Per la prima volta, lunedì 7 febbraio, l’azionista Tesoro (64 per cento) ha fatto passare un principio importante, anche con la silente Consob di Paolo Savona: si può cacciare un capo azienda senza spiegare il perché. Secondo indiscrezioni, Rivera e Franco ritenevano Bastianini troppo «indipendente» e molto hanno pesato i suoi cattivi rapporti con la presidente Patrizia Grieco, che invece fa parte del cerchio magico di Via XX Settembre. Grieco, ex presidente Enel, si è battuta perché il Monte non chiedesse i danni ai suoi ex manager Fabrizio Viola e Alessandro Profumo, condannati in primo grado a sei anni per i bilanci di Mps. Bilanci che però non avranno certo visto da soli. Ascoltatissima da Franco è poi la penalista Paola Severino.

L’ex ministro della Giustizia, nominata a settembre da Draghi presidente della Scuola nazionale dell’amministrazione, ha difeso con successo il capo dell’Eni Claudio Descalzi nel trappolone Nigeria gate e assiste Giovanni Castellucci, ex a.d. di Autostrade, a processo per il crollo del Ponte Morandi. L’alter ego della Severino per il civile è Andrea Zoppini (56 anni), suo ex sottosegretario alla Giustizia nel governo Monti, consulente di Tim, del Tesoro e di Via Nazionale.

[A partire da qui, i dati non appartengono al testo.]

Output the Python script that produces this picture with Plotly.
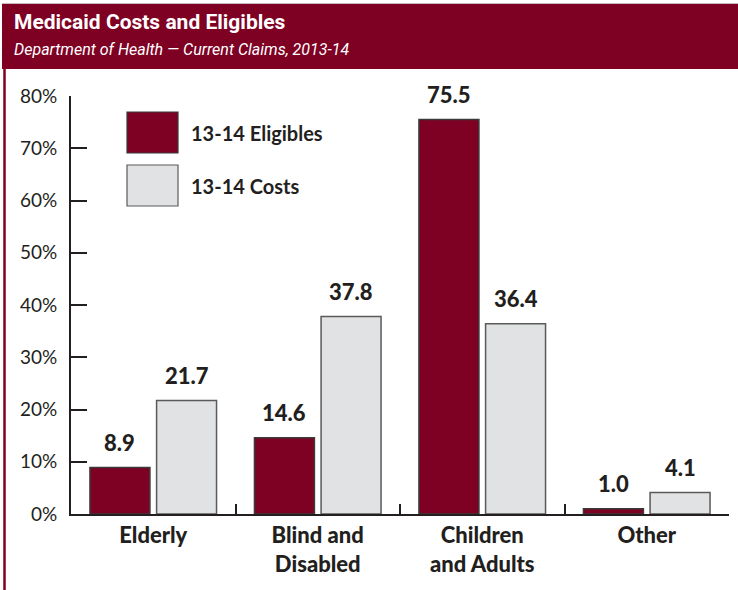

Zoppini è grande esperto della partita Rete unica, ovvero della possibile fusione tra la pubblica Open Fiber (60 per cento Cdp Equity e 40 fondo Macquarie) e la rete 5G di Tim. Anche qui, si vede in controluce il cerchio magico in azione. A portare a bordo gli australiani di Macquarie è stato il loro advisor Claudio Costamagna, banchiere d’affari che Franco e Rivera ascoltano tantissimo.

Anche nel regalo di Stato ai Benetton, che cedono Aspi per ben 9,3 miliardi, al fianco di Cdp sono poi spuntati improvvisamente Maquarie e il fondo Blackrock, portato dall’ex capo di Enel, Fulvio Conti. Visto che i due fondi, insieme, detengono il 60 per cento della nuova Aspi, è sacrilego parlare di «nazionalizzazione».

Il privilegio di operare con soldi altrui e senza limiti di tempo si apprezza bene anche in Ilva. Ad aprile, il Mef ha fatto arrivare 400 milioni alla sua controllata Invitalia per entrare in Acciaierie d’Italia al fianco degli indiani di ArcelorMittal e ha indicato alla presidenza il banchiere d’affari Franco Bernabè, già in Eni e Telecom. La conversione green di Taranto richiederà un altro decennio, oltre a chissà quanti miliardi pubblici, intanto la crisi dell’acciaio continua, le banche creditrici minacciano di chiudere i rubinetti e in Via XX Settembre sanno di essere seduti, incidenza dei tumori a parte, su un’altra bomba finanziaria a orologeria.

Altro dossier che il cerchio magico fatica a gestire è quello di Saipem, controllata da Eni e Cdp, che nella settimana del Festival di Sanremo è crollata in Borsa (-32 per cento in due sedute) arrivando a capitalizzare meno del ben più piccolo concorrente privato Maire Tecnimont (1,2 miliardi contro 1,3 il 9 febbraio).

Chissà se dal cilindro dei soliti advisor uscirà un matrimonio riparatore, con la scusa di fare un bel polo nazionale dell’impiantistica per l’energia. Dopo aver peggiorato al ribasso tre volte in un anno le stime sui profitti (che qui sarebbero oltre 2 miliardi di perdite), Saipem rischia di dover ricostituire il capitale con un aumento da un miliardo e mezzo, dopo i 3,5 del 2016. L’a.d. è un altro fedelissimo del duo Franco-Rivera, ovvero Francesco Caio, l’unico caso al mondo di capo azienda che non se la può prendere con i predecessori, visto che ne era già presidente.

Lo hanno promosso ad aprile da Via XX Settembre, dove la dura meritocrazia che ci si aspetterebbe dal governo dei migliori a volte procede per magie.